In PAIN......

I kept asking myself, why bad things were being done to me by people when i had always striven to be good all my life....but then i realize just as joy and happiness are part of life, so too are sadness and HURTS..I remember a quotation i once read, it says, "How can we relish the sweetness of joy, if we will not allow ourselves to taste the bitterness of pain???"... Is it wrong to say "NO"? especially if you know that what you stand for is right??? Growing up, my parents taught me the value of real loving & helping others without expecting something in return. If you want to help, do it out of love, not because your thinking that one day that person will return the favor. I always believe that the more you give it away, the more it comes back to you, its just sad that there are people who does not see things that way..At the moment, im really torn...im hurting but decided to stop asking the unaswerable hows and whys, everything has been said, if only i could turn back time, i wish my family was spared from these..theyre living a quiet life and they have not done anything wrong. But i never regretted anything coz i know i made the right decision and was able to straighten up things along my journey. I believe everything happens for a purpose, that even the most insignificant thing that happens in my life is essential for it sharpens and enhances me for things that are yet to come... Its going to be a long journey for me, I grow up, learn wisdom and accept responsibility for my actions. The lessons i picked up will never be forgotten. Things do not always come out the way we want it..and that is reality. No matter how hard i try and no matter where i go some things are bound to happen, wether i want them or not. God works in mysterious ways!!!!I know that this is His way of teaching me the simple things in LIFE...Im not submerging my hurts...for they will only remain..I have to get over them..and live through the aches...coz IN PAIN...i grow!!!

mY sTrengTh....

Friendship is such a divine gift..and im glad coz ive come to know the greatest friend of my life...the kind friend to all living entities, who has the truest and only unconditional love in this universe & beyond it...JESUS CHRIST..He's always there giving me light & guiding me every step of the way. Everytime i lose faith burdened by my worldly problems, He continues to shine His light down on me .... I may not see HIM but i know He's there..embracing me all the time...all the way..I learn to surrender everything to GOD, letting go of baseless guilt... be empty for HIM so that He may fill me up with worthy things.

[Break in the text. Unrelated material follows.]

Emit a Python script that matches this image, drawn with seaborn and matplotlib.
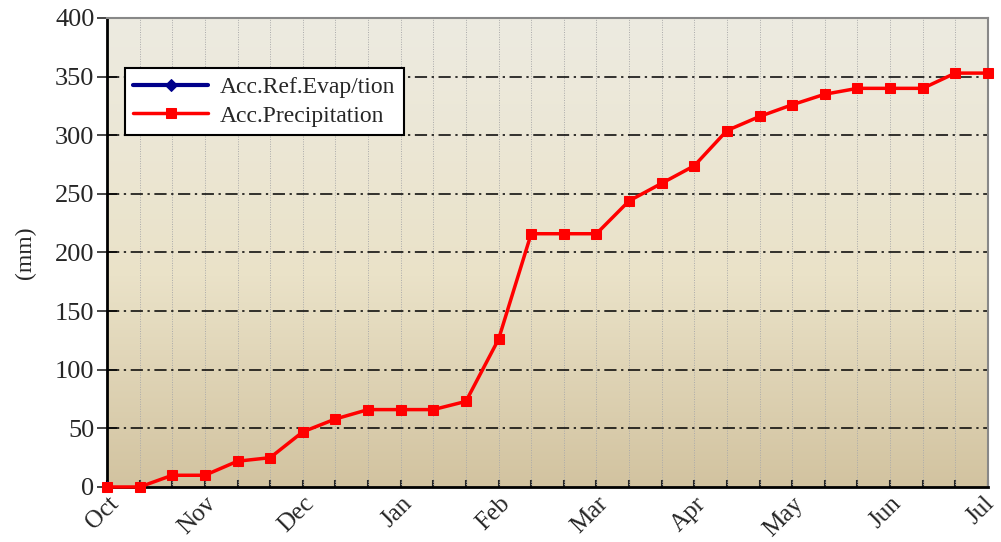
"""Accumulated precipitation vs reference evapotranspiration, Oct-Jul."""

import matplotlib.pyplot as plt
import matplotlib.transforms as mtransforms
import numpy as np
import pandas as pd
import seaborn as sns
from matplotlib.colors import LinearSegmentedColormap

MONTHS = ["Oct", "Nov", "Dec", "Jan", "Feb", "Mar", "Apr", "May", "Jun", "Jul"]
PRECIP = [0, 0, 10, 10, 22, 25, 47, 58, 66, 66, 66, 73, 126, 216,
          216, 216, 244, 259, 274, 304, 316, 326, 335, 340, 340, 340, 353, 353]
EVAP = [0]


def main() -> None:
    sns.set_theme(style="white")
    plt.rcParams["font.family"] = ["Liberation Serif", "DejaVu Serif"]

    n = len(PRECIP)
    precip_df = pd.DataFrame({"step": np.arange(n), "value": PRECIP})
    evap_df = pd.DataFrame({"step": np.arange(len(EVAP)), "value": EVAP})

    fig = plt.figure(figsize=(10.01, 5.42), dpi=100)
    ax = fig.add_axes([0.1069, 0.1015, 0.8801, 0.8653])

    cmap = LinearSegmentedColormap.from_list(
        "bg", [(0.0, "#D2C3A0"), (0.45, "#EAE2C8"), (1.0, "#EDEBE1")])
    grad = np.linspace(0, 1, 256).reshape(-1, 1)
    ax.imshow(grad, cmap=cmap, origin="lower", aspect="auto",
              extent=[0, n - 1, 0, 400], zorder=0)

    sns.lineplot(data=evap_df, x="step", y="value", color="#00008B", marker="D",
                 markersize=6, markeredgecolor="#00008B", linewidth=3,
                 label="Acc.Ref.Evap/tion", ax=ax, zorder=3)
    sns.lineplot(data=precip_df, x="step", y="value", color="#FF0000", marker="s",
                 markersize=7, markeredgecolor="#FF0000", linewidth=2.5,
                 label="Acc.Precipitation", ax=ax, zorder=4, clip_on=False)

    ax.set_xlim(0, n - 1)
    ax.set_ylim(0, 400)
    ax.set_yticks(np.arange(0, 401, 50))
    ax.set_xticks(np.arange(0, n, 3))
    ax.set_xticks(np.arange(n), minor=True)
    ax.set_xticklabels(MONTHS, rotation=45, ha="right", rotation_mode="anchor", fontsize=18)
    ax.tick_params(axis="y", labelsize=19, direction="inout", length=14, width=1.2,
                   left=True, pad=2)
    ax.tick_params(axis="x", which="both", direction="in", length=5, width=1.5,
                   bottom=True, pad=4)
    ax.set_xlabel("")
    ax.set_ylabel("(mm)", fontsize=17, labelpad=14)

    # nudge the last month label so it stays inside the figure
    last = ax.get_xticklabels()[-1]
    last.set_transform(last.get_transform()
                       + mtransforms.ScaledTranslation(-5 / 100, 0, fig.dpi_scale_trans))

    for x in range(1, n - 1):
        ax.axvline(x, color="#AAAAAA", linestyle=(0, (1, 1.5)), linewidth=0.7, zorder=1)
    for y in range(50, 400, 50):
        ax.axhline(y, color="black", linestyle=(0, (8, 3, 1.5, 3)), linewidth=1.1, zorder=2)

    for side in ["left", "bottom"]:
        ax.spines[side].set_color("black")
        ax.spines[side].set_linewidth(2)
    for side in ["top", "right"]:
        ax.spines[side].set_color("#888888")
        ax.spines[side].set_linewidth(1.5)

    leg = ax.legend(loc="upper left", bbox_to_anchor=(0.02, 0.893), fontsize=17,
                    frameon=True, fancybox=False, framealpha=1, edgecolor="black",
                    handlelength=3.2, borderpad=0.35, labelspacing=0.3,
                    borderaxespad=0, handletextpad=0.5)
    leg.get_frame().set_linewidth(1.5)

    fig.savefig("out.png", dpi=100)


if __name__ == "__main__":
    main()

I thank HIM for the gift of life, a magnificent gift that must be lived to the fullest... Im grateful for all the wonderful blessings that comes my way. I may not always find precise answers to a lot of questions that are bothering me.. but i just take things in stride..decided to take it easy & not insist on finding out the answers too fast...I know i will find out soon enough. All good things will happen in God's own time. I know bigger and brighter things will come, a beautiful life ahead of me. I gave all my worries to GOD..I pray a lot, but ive realized that prayer is not enough...i have to depend totally on HIM. I trust in the Almighty..thanking HIM for being my stronghold...coz despite the harshness of life at times, the STRENGTH i get from HIM is more than sufficient.